## BEGIN

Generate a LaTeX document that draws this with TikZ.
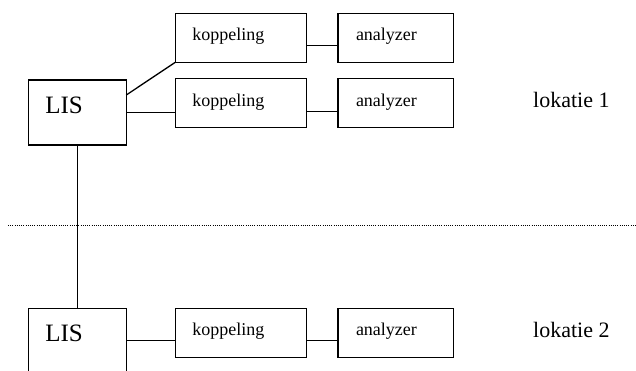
\documentclass[tikz,border=0pt]{standalone}
\usepackage{fontspec}
\setmainfont{Liberation Serif}
\usepackage{tikz}
\usetikzlibrary{positioning}
\tikzstyle{lisbox} = [rectangle, draw=black, line width=1.3pt, outer sep=0pt, inner xsep=17pt, inner ysep=0pt, text width=64pt, align=left, text height=33.3pt, text depth=31.7pt, font=\fontsize{25}{27}\selectfont]
\tikzstyle{koppbox} = [rectangle, draw=black, line width=1.3pt, outer sep=0pt, inner xsep=17pt, inner ysep=0pt, text width=97pt, align=left, text height=27.5pt, text depth=21.5pt, font=\fontsize{18}{20}\selectfont]
\tikzstyle{anabox} = [rectangle, draw=black, line width=1.3pt, outer sep=0pt, inner xsep=18pt, inner ysep=0pt, text width=79.6pt, align=left, text height=27.5pt, text depth=21.5pt, font=\fontsize{18}{20}\selectfont]
\tikzstyle{loclabel} = [anchor=base west, inner sep=0pt, font=\fontsize{22}{24}\selectfont]
\tikzstyle{link} = [line width=1.3pt]
\tikzstyle{border} = [line width=0.8pt, dash pattern=on 1pt off 1.2pt]

\begin{document}
\begin{tikzpicture}[x=1pt, y=-1pt, node distance=49pt]
        \useasboundingbox (0,0) rectangle (636,370);
        \clip (0,0) rectangle (636,370);
        \node (lis1) [lisbox, anchor=north west] at (28.3,80) {LIS};
        \node (kop2) [koppbox, right=49pt of lis1, yshift=9.3pt] {koppeling};
        \node (kop1) [koppbox, above=16.4pt of kop2] {koppeling};
        \node (ana1) [anabox, right=31.7pt of kop1] {analyzer};
        \node (ana2) [anabox, right=31.7pt of kop2] {analyzer};
        \node (lok1) [loclabel] at (533,107.3) {lokatie 1};
        \node (lis2) [lisbox, below=163.3pt of lis1] {LIS};
        \node (kop3) [koppbox, right=49pt of lis2, yshift=8pt] {koppeling};
        \node (ana3) [anabox, right=31.7pt of kop3] {analyzer};
        \node (lok2) [loclabel] at (533,337.3) {lokatie 2};
        \coordinate (sepL) at (8,225);
        \coordinate (sepR) at (636,225);

        \draw[link] ([yshift=17.5pt]lis1.east) -- (kop1.south west);
        \draw[link] (lis1.east) -- (lis1.east -| kop2.west);
        \draw[link] ([yshift=-8pt]kop1.east) -- ([yshift=-8pt]ana1.west);
        \draw[link] ([yshift=-8pt]kop2.east) -- ([yshift=-8pt]ana2.west);
        \draw[link] (lis1.south) -- (lis2.north);
        \draw[link] (lis2.east) -- (lis2.east -| kop3.west);
        \draw[link] ([yshift=-8pt]kop3.east) -- ([yshift=-8pt]ana3.west);
        \draw[border] (sepL) -- (sepR);
\end{tikzpicture}
\end{document}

## END

**GIVEN INSTRUCTION**
Restate the listing above word for word, and skip the pictures.

**SOLUTION**
Generate a LaTeX document that draws this with TikZ.
\documentclass[tikz,border=0pt]{standalone}
\usepackage{fontspec}
\setmainfont{Liberation Serif}
\usepackage{tikz}
\usetikzlibrary{positioning}
\tikzstyle{lisbox} = [rectangle, draw=black, line width=1.3pt, outer sep=0pt, inner xsep=17pt, inner ysep=0pt, text width=64pt, align=left, text height=33.3pt, text depth=31.7pt, font=\fontsize{25}{27}\selectfont]
\tikzstyle{koppbox} = [rectangle, draw=black, line width=1.3pt, outer sep=0pt, inner xsep=17pt, inner ysep=0pt, text width=97pt, align=left, text height=27.5pt, text depth=21.5pt, font=\fontsize{18}{20}\selectfont]
\tikzstyle{anabox} = [rectangle, draw=black, line width=1.3pt, outer sep=0pt, inner xsep=18pt, inner ysep=0pt, text width=79.6pt, align=left, text height=27.5pt, text depth=21.5pt, font=\fontsize{18}{20}\selectfont]
\tikzstyle{loclabel} = [anchor=base west, inner sep=0pt, font=\fontsize{22}{24}\selectfont]
\tikzstyle{link} = [line width=1.3pt]
\tikzstyle{border} = [line width=0.8pt, dash pattern=on 1pt off 1.2pt]

\begin{document}
\begin{tikzpicture}[x=1pt, y=-1pt, node distance=49pt]
        \useasboundingbox (0,0) rectangle (636,370);
        \clip (0,0) rectangle (636,370);
        \node (lis1) [lisbox, anchor=north west] at (28.3,80) {LIS};
        \node (kop2) [koppbox, right=49pt of lis1, yshift=9.3pt] {koppeling};
        \node (kop1) [koppbox, above=16.4pt of kop2] {koppeling};
        \node (ana1) [anabox, right=31.7pt of kop1] {analyzer};
        \node (ana2) [anabox, right=31.7pt of kop2] {analyzer};
        \node (lok1) [loclabel] at (533,107.3) {lokatie 1};
        \node (lis2) [lisbox, below=163.3pt of lis1] {LIS};
        \node (kop3) [koppbox, right=49pt of lis2, yshift=8pt] {koppeling};
        \node (ana3) [anabox, right=31.7pt of kop3] {analyzer};
        \node (lok2) [loclabel] at (533,337.3) {lokatie 2};
        \coordinate (sepL) at (8,225);
        \coordinate (sepR) at (636,225);

        \draw[link] ([yshift=17.5pt]lis1.east) -- (kop1.south west);
        \draw[link] (lis1.east) -- (lis1.east -| kop2.west);
        \draw[link] ([yshift=-8pt]kop1.east) -- ([yshift=-8pt]ana1.west);
        \draw[link] ([yshift=-8pt]kop2.east) -- ([yshift=-8pt]ana2.west);
        \draw[link] (lis1.south) -- (lis2.north);
        \draw[link] (lis2.east) -- (lis2.east -| kop3.west);
        \draw[link] ([yshift=-8pt]kop3.east) -- ([yshift=-8pt]ana3.west);
        \draw[border] (sepL) -- (sepR);
\end{tikzpicture}
\end{document}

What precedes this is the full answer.